A workflow follows a fixed rule — if X happens, do Y, every time, no variation. An agent reads context, interprets it, and decides what to do based on what the data actually says. If the right action is always the same regardless of the deal, build a workflow. If the right action depends on stage, activity history, close date, or any other combination of signals, that is an agent job.
Do I need Weflow specifically to use this, or can I apply it with native Salesforce Flow?
The framework — Trigger, Context, Action, Output, Feedback loop — works regardless of your automation layer. The cheat sheet uses Weflow for the workflow diagrams, but the same logic maps to native Salesforce Flow or any other orchestration tool that can fetch records, call an LLM, and write back to Salesforce objects. What you cannot skip is the layer that fetches context and writes output back — Claude handles the reasoning in the middle, but it does not trigger, pull data, or update fields on its own.

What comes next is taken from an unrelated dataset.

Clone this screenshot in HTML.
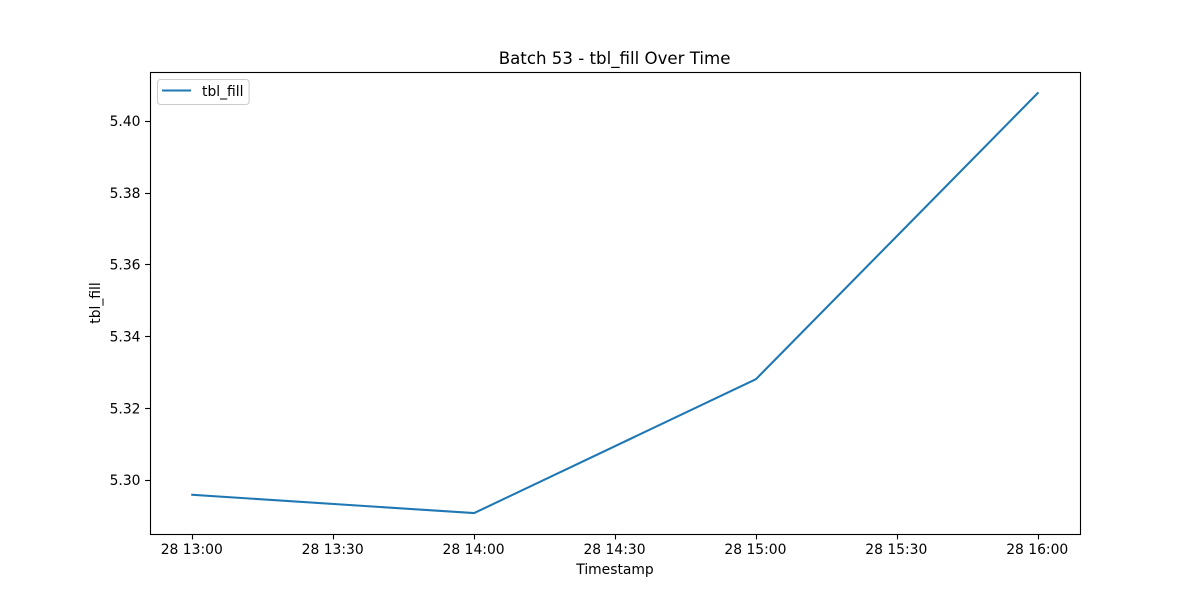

What Salesforce data needs to be in good shape before any of these agents are worth building?
At minimum: Stage, close date, amount, and owner populated on all open Opportunities, field history tracking enabled, and email and calendar sync writing to native Salesforce objects rather than a virtual layer. The cheat sheet is direct about this — if Activity History is incomplete, the deals-at-risk agent and the rep nudge agent will produce outputs that look correct but are not. Check field completion rates on the objects each agent reads before you build anything.
Which of the four agents in the cheat sheet should I build first?

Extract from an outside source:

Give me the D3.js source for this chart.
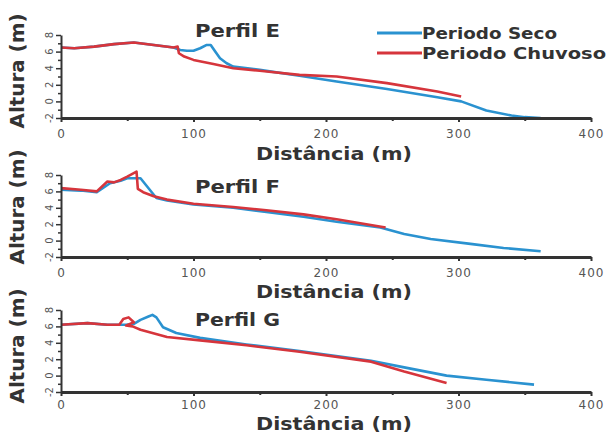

Start with the deals-at-risk agent — it has the clearest trigger logic, reads fields that most teams already populate, and produces output that is immediately useful in a pipeline review. The meeting brief agent is high-value but depends on call transcripts being in Salesforce, which is a data dependency many teams have not solved yet. Get one agent running cleanly and audited before you stack more.
How do I know if an agent's output is actually accurate and not just plausible-sounding?
Pull five random records after every run and manually verify the agent's output against the raw Salesforce data it read — this is the per-agent audit step in Section 8. The specific signal to watch is false positive rate: if reps or managers are dismissing more than 20% of agent flags, your trigger threshold or prompt needs recalibrating. Output that looks structured and confident but does not match the underlying data is the most common failure mode, and it only surfaces if someone is checking.
How often should I review and update the prompts powering these agents?
Run a weekly health check on output quality and false positive rates, and do a full prompt review every quarter. Prompts written for last quarter's pipeline motion may not reflect how your team sells today — deal stages get renamed, qualification criteria shift, and what counted as a risk signal six months ago may not be the right threshold now. Treat prompts like code: version them, log what changed and why, and never overwrite a working prompt without saving the previous version first.